** start of Data for processing **

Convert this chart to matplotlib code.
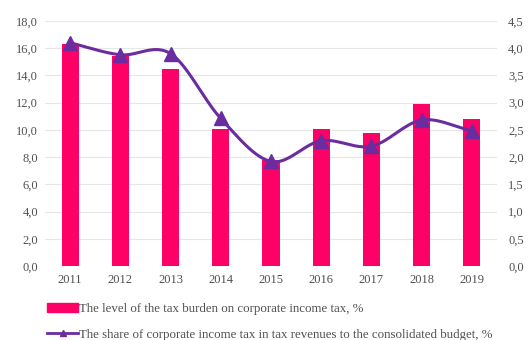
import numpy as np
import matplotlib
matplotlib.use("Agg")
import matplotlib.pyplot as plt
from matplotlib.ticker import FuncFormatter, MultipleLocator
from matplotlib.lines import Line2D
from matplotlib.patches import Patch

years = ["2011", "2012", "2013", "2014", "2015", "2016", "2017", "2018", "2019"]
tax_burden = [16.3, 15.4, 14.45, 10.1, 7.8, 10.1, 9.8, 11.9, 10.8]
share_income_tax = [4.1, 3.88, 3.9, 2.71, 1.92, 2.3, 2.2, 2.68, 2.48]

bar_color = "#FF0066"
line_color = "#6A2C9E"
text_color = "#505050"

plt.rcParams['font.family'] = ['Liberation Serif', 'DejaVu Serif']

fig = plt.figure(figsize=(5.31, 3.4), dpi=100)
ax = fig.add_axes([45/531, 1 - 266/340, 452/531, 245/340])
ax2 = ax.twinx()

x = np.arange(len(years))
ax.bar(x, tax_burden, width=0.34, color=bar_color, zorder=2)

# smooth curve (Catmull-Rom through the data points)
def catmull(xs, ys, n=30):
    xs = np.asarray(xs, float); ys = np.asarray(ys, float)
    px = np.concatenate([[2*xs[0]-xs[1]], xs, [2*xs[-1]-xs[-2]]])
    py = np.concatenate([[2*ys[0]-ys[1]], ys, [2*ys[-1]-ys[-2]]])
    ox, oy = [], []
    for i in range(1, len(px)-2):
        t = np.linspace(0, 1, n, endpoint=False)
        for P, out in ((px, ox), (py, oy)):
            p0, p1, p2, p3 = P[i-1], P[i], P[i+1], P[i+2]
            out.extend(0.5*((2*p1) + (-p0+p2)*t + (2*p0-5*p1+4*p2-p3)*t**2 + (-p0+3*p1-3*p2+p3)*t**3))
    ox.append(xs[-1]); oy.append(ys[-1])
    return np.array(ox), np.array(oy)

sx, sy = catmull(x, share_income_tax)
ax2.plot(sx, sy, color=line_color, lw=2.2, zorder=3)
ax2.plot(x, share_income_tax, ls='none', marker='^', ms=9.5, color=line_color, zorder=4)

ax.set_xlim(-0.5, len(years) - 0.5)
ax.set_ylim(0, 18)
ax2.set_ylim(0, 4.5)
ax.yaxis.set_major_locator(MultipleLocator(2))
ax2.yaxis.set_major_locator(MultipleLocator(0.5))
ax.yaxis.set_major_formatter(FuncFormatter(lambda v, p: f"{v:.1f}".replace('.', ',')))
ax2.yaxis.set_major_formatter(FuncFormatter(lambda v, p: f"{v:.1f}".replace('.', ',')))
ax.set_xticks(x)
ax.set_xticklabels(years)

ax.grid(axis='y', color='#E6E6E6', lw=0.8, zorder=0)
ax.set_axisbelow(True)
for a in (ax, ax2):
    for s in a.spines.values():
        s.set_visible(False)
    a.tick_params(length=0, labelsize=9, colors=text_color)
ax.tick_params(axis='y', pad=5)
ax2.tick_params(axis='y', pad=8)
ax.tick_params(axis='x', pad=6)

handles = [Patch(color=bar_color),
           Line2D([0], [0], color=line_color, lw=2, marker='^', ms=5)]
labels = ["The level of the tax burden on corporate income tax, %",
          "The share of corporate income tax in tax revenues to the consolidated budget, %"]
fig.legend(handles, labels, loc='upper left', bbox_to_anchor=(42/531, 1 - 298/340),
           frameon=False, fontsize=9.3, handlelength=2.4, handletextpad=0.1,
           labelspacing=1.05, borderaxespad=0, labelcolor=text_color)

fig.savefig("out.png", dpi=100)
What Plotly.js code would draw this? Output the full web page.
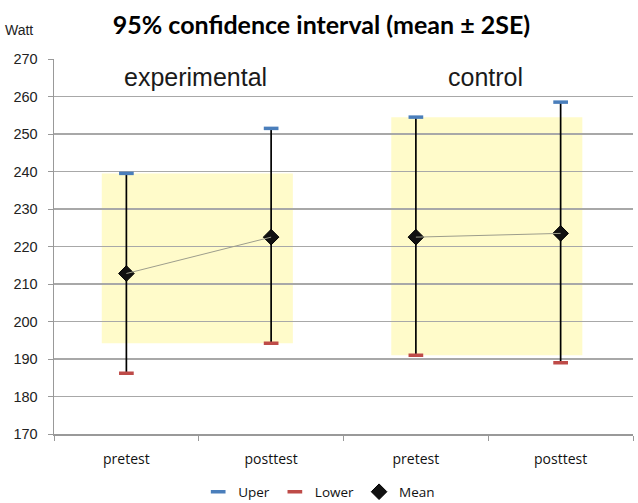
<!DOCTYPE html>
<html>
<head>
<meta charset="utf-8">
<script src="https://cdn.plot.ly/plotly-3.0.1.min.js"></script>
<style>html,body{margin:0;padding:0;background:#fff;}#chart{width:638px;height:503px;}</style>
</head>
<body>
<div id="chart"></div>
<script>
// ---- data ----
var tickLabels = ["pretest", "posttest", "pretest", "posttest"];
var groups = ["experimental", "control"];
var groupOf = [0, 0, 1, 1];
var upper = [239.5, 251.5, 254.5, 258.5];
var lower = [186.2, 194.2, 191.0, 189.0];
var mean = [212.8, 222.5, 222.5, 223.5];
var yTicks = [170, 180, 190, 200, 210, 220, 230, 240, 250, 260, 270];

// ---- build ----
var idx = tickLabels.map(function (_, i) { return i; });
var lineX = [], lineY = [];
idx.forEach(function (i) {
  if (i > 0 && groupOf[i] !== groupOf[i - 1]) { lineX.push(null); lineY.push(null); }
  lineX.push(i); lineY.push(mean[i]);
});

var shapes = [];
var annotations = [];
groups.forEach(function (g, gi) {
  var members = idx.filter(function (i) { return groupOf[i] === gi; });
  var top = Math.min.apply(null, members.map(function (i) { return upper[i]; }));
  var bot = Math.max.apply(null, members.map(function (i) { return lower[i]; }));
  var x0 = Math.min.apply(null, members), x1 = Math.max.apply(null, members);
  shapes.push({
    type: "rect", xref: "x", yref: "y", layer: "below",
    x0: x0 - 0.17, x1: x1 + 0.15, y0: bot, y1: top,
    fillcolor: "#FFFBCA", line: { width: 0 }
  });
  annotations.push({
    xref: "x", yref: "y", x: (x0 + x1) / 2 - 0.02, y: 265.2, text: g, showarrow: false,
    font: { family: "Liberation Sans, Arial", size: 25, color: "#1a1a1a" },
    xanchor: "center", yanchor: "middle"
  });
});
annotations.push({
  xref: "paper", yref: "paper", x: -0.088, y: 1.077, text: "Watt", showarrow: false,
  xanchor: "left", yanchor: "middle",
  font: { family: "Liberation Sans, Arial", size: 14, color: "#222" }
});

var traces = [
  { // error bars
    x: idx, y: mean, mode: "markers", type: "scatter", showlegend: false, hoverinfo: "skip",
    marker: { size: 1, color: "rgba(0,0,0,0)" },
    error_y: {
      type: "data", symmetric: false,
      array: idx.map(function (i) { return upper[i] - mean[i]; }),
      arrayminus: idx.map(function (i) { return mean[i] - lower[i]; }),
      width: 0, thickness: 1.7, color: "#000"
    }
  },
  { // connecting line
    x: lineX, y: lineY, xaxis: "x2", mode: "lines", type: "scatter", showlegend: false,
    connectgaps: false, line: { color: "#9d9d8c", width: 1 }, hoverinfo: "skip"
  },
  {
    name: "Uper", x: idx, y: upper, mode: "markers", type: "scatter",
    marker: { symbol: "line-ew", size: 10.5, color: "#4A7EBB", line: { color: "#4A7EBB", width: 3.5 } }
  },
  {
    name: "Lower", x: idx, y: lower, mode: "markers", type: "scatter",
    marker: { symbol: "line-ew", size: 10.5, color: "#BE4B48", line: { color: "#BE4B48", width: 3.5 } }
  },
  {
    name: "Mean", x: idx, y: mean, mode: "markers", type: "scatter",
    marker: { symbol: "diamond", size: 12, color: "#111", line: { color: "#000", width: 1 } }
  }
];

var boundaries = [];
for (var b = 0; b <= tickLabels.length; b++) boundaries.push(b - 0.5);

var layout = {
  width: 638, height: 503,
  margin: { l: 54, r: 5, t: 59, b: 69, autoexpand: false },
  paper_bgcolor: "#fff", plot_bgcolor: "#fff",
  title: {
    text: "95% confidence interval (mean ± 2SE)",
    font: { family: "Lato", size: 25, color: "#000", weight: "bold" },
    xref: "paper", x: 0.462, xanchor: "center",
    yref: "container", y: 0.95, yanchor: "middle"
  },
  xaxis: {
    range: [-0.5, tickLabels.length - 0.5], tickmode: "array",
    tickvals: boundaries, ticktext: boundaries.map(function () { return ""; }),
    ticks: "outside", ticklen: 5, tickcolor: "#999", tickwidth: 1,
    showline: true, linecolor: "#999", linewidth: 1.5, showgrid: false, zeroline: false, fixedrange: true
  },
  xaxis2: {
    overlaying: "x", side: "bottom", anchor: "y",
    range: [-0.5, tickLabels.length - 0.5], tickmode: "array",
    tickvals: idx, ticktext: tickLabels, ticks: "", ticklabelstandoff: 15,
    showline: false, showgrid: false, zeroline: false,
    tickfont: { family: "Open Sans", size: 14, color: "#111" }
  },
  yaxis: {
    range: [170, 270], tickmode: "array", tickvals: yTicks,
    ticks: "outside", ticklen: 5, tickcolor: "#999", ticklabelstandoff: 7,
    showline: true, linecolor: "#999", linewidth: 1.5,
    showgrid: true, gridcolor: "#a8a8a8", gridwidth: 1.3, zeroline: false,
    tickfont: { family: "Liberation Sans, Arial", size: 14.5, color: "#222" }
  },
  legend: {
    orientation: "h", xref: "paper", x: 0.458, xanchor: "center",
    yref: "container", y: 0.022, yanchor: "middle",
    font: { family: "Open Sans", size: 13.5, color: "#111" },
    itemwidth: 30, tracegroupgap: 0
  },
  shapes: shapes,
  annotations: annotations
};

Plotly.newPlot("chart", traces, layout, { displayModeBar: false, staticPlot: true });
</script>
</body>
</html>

** end of Data for processing **

Work required: Only the lines from the start of the entries above to the line containing "ms=9.5, color=line_color, zorder=4)" are to be given again, exactly and with both ends included; pictures are excluded.

Written response:
Convert this chart to matplotlib code.
import numpy as np
import matplotlib
matplotlib.use("Agg")
import matplotlib.pyplot as plt
from matplotlib.ticker import FuncFormatter, MultipleLocator
from matplotlib.lines import Line2D
from matplotlib.patches import Patch

years = ["2011", "2012", "2013", "2014", "2015", "2016", "2017", "2018", "2019"]
tax_burden = [16.3, 15.4, 14.45, 10.1, 7.8, 10.1, 9.8, 11.9, 10.8]
share_income_tax = [4.1, 3.88, 3.9, 2.71, 1.92, 2.3, 2.2, 2.68, 2.48]

bar_color = "#FF0066"
line_color = "#6A2C9E"
text_color = "#505050"

plt.rcParams['font.family'] = ['Liberation Serif', 'DejaVu Serif']

fig = plt.figure(figsize=(5.31, 3.4), dpi=100)
ax = fig.add_axes([45/531, 1 - 266/340, 452/531, 245/340])
ax2 = ax.twinx()

x = np.arange(len(years))
ax.bar(x, tax_burden, width=0.34, color=bar_color, zorder=2)

# smooth curve (Catmull-Rom through the data points)
def catmull(xs, ys, n=30):
    xs = np.asarray(xs, float); ys = np.asarray(ys, float)
    px = np.concatenate([[2*xs[0]-xs[1]], xs, [2*xs[-1]-xs[-2]]])
    py = np.concatenate([[2*ys[0]-ys[1]], ys, [2*ys[-1]-ys[-2]]])
    ox, oy = [], []
    for i in range(1, len(px)-2):
        t = np.linspace(0, 1, n, endpoint=False)
        for P, out in ((px, ox), (py, oy)):
            p0, p1, p2, p3 = P[i-1], P[i], P[i+1], P[i+2]
            out.extend(0.5*((2*p1) + (-p0+p2)*t + (2*p0-5*p1+4*p2-p3)*t**2 + (-p0+3*p1-3*p2+p3)*t**3))
    ox.append(xs[-1]); oy.append(ys[-1])
    return np.array(ox), np.array(oy)

sx, sy = catmull(x, share_income_tax)
ax2.plot(sx, sy, color=line_color, lw=2.2, zorder=3)
ax2.plot(x, share_income_tax, ls='none', marker='^', ms=9.5, color=line_color, zorder=4)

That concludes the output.